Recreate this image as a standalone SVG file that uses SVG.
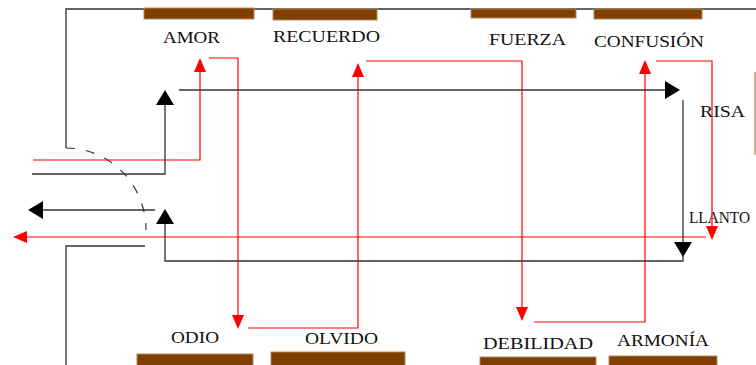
<svg xmlns="http://www.w3.org/2000/svg" width="756" height="365" viewBox="0 0 756 365">
<style>
.bar{fill:#7f3f00;stroke:#b08a60;stroke-width:1}
.frame{fill:none;stroke:#333;stroke-width:1.3}
.blk{fill:none;stroke:#333;stroke-width:1.3;marker-end:url(#ab)}
.red{fill:none;stroke:#ff0000;stroke-width:1.2;marker-end:url(#ar)}
.lbl{font-family:"Liberation Serif","DejaVu Serif",serif;font-size:17px;fill:#111}
</style>
<defs>
<marker id="ab" markerUnits="userSpaceOnUse" viewBox="0 0 15 18" refX="0" refY="9" markerWidth="15" markerHeight="18" orient="auto"><path d="M0,0 L15,9 L0,18 z" fill="#000"/></marker>
<marker id="ar" markerUnits="userSpaceOnUse" viewBox="0 0 14 12" refX="0" refY="6" markerWidth="14" markerHeight="12" orient="auto"><path d="M0,0 L14,6 L0,12 z" fill="#ff0000"/></marker>
</defs>
<rect width="756" height="365" fill="#fff"/>
<g id="frame">
<path class="frame" d="M66,148 V9 H756"/>
<path class="frame" d="M145,246 H66 V365"/>
<path d="M66,148 A80,82 0 0 1 146,230" fill="none" stroke="#333" stroke-width="1.2" stroke-dasharray="9,11"/>
<path d="M755,72 V155" stroke="#b89a78" stroke-width="1.5"/>
</g>
<g id="amor"><rect class="bar" x="144" y="8" width="110" height="11"/><text class="lbl" x="163" y="43" textLength="57" lengthAdjust="spacingAndGlyphs">AMOR</text></g>
<g id="recuerdo"><rect class="bar" x="273" y="9" width="104" height="11"/><text class="lbl" x="273" y="42" textLength="107" lengthAdjust="spacingAndGlyphs">RECUERDO</text></g>
<g id="fuerza"><rect class="bar" x="471" y="9" width="105" height="9"/><text class="lbl" x="489" y="45" textLength="77" lengthAdjust="spacingAndGlyphs">FUERZA</text></g>
<g id="confusion"><rect class="bar" x="594" y="9" width="108" height="10"/><text class="lbl" x="594" y="47" textLength="110" lengthAdjust="spacingAndGlyphs">CONFUSIÓN</text></g>
<g id="risa"><text class="lbl" x="700" y="117" textLength="45" lengthAdjust="spacingAndGlyphs">RISA</text></g>
<g id="llanto"><text class="lbl" x="689" y="223" font-size="16" textLength="61" lengthAdjust="spacingAndGlyphs">LLANTO</text></g>
<g id="odio"><rect class="bar" x="137" y="354" width="116" height="12"/><text class="lbl" x="171" y="343" textLength="48" lengthAdjust="spacingAndGlyphs">ODIO</text></g>
<g id="olvido"><rect class="bar" x="271" y="352" width="134" height="14"/><text class="lbl" x="305" y="344" textLength="73" lengthAdjust="spacingAndGlyphs">OLVIDO</text></g>
<g id="debilidad"><rect class="bar" x="480" y="357" width="116" height="9"/><text class="lbl" x="483" y="349" textLength="110" lengthAdjust="spacingAndGlyphs">DEBILIDAD</text></g>
<g id="armonia"><rect class="bar" x="609" y="356" width="108" height="10"/><text class="lbl" x="617" y="346" textLength="92" lengthAdjust="spacingAndGlyphs">ARMONÍA</text></g>
<g id="connectors">
<path class="red" d="M33,160 H200 V72"/>
<path class="red" d="M209,58 H238 V315"/>
<path class="red" d="M248,328 H358 V77"/>
<path class="red" d="M366,61 H522 V307"/>
<path class="red" d="M534,322 H645 V74"/>
<path class="red" d="M656,61 H712 V226"/>
<path class="red" d="M706,237 H27"/>
<path class="blk" d="M32,174 H165 V105"/>
<path class="blk" d="M179,90 H665"/>
<path class="blk" d="M683,100 V242"/>
<path class="blk" d="M683,255 V261 H165 V224"/>
<path class="blk" d="M155,210 H43"/>
</g>
</svg>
┄┄┄┄┄┄┄┄┄┄┄┄┄┄┄┄┄┄┄┄
:: REQUEST ::
Skip every picture and transcribe the data above exactly.

:: ANSWER ::
Recreate this image as a standalone SVG file that uses SVG.
<svg xmlns="http://www.w3.org/2000/svg" width="756" height="365" viewBox="0 0 756 365">
<style>
.bar{fill:#7f3f00;stroke:#b08a60;stroke-width:1}
.frame{fill:none;stroke:#333;stroke-width:1.3}
.blk{fill:none;stroke:#333;stroke-width:1.3;marker-end:url(#ab)}
.red{fill:none;stroke:#ff0000;stroke-width:1.2;marker-end:url(#ar)}
.lbl{font-family:"Liberation Serif","DejaVu Serif",serif;font-size:17px;fill:#111}
</style>
<defs>
<marker id="ab" markerUnits="userSpaceOnUse" viewBox="0 0 15 18" refX="0" refY="9" markerWidth="15" markerHeight="18" orient="auto"><path d="M0,0 L15,9 L0,18 z" fill="#000"/></marker>
<marker id="ar" markerUnits="userSpaceOnUse" viewBox="0 0 14 12" refX="0" refY="6" markerWidth="14" markerHeight="12" orient="auto"><path d="M0,0 L14,6 L0,12 z" fill="#ff0000"/></marker>
</defs>
<rect width="756" height="365" fill="#fff"/>
<g id="frame">
<path class="frame" d="M66,148 V9 H756"/>
<path class="frame" d="M145,246 H66 V365"/>
<path d="M66,148 A80,82 0 0 1 146,230" fill="none" stroke="#333" stroke-width="1.2" stroke-dasharray="9,11"/>
<path d="M755,72 V155" stroke="#b89a78" stroke-width="1.5"/>
</g>
<g id="amor"><rect class="bar" x="144" y="8" width="110" height="11"/><text class="lbl" x="163" y="43" textLength="57" lengthAdjust="spacingAndGlyphs">AMOR</text></g>
<g id="recuerdo"><rect class="bar" x="273" y="9" width="104" height="11"/><text class="lbl" x="273" y="42" textLength="107" lengthAdjust="spacingAndGlyphs">RECUERDO</text></g>
<g id="fuerza"><rect class="bar" x="471" y="9" width="105" height="9"/><text class="lbl" x="489" y="45" textLength="77" lengthAdjust="spacingAndGlyphs">FUERZA</text></g>
<g id="confusion"><rect class="bar" x="594" y="9" width="108" height="10"/><text class="lbl" x="594" y="47" textLength="110" lengthAdjust="spacingAndGlyphs">CONFUSIÓN</text></g>
<g id="risa"><text class="lbl" x="700" y="117" textLength="45" lengthAdjust="spacingAndGlyphs">RISA</text></g>
<g id="llanto"><text class="lbl" x="689" y="223" font-size="16" textLength="61" lengthAdjust="spacingAndGlyphs">LLANTO</text></g>
<g id="odio"><rect class="bar" x="137" y="354" width="116" height="12"/><text class="lbl" x="171" y="343" textLength="48" lengthAdjust="spacingAndGlyphs">ODIO</text></g>
<g id="olvido"><rect class="bar" x="271" y="352" width="134" height="14"/><text class="lbl" x="305" y="344" textLength="73" lengthAdjust="spacingAndGlyphs">OLVIDO</text></g>
<g id="debilidad"><rect class="bar" x="480" y="357" width="116" height="9"/><text class="lbl" x="483" y="349" textLength="110" lengthAdjust="spacingAndGlyphs">DEBILIDAD</text></g>
<g id="armonia"><rect class="bar" x="609" y="356" width="108" height="10"/><text class="lbl" x="617" y="346" textLength="92" lengthAdjust="spacingAndGlyphs">ARMONÍA</text></g>
<g id="connectors">
<path class="red" d="M33,160 H200 V72"/>
<path class="red" d="M209,58 H238 V315"/>
<path class="red" d="M248,328 H358 V77"/>
<path class="red" d="M366,61 H522 V307"/>
<path class="red" d="M534,322 H645 V74"/>
<path class="red" d="M656,61 H712 V226"/>
<path class="red" d="M706,237 H27"/>
<path class="blk" d="M32,174 H165 V105"/>
<path class="blk" d="M179,90 H665"/>
<path class="blk" d="M683,100 V242"/>
<path class="blk" d="M683,255 V261 H165 V224"/>
<path class="blk" d="M155,210 H43"/>
</g>
</svg>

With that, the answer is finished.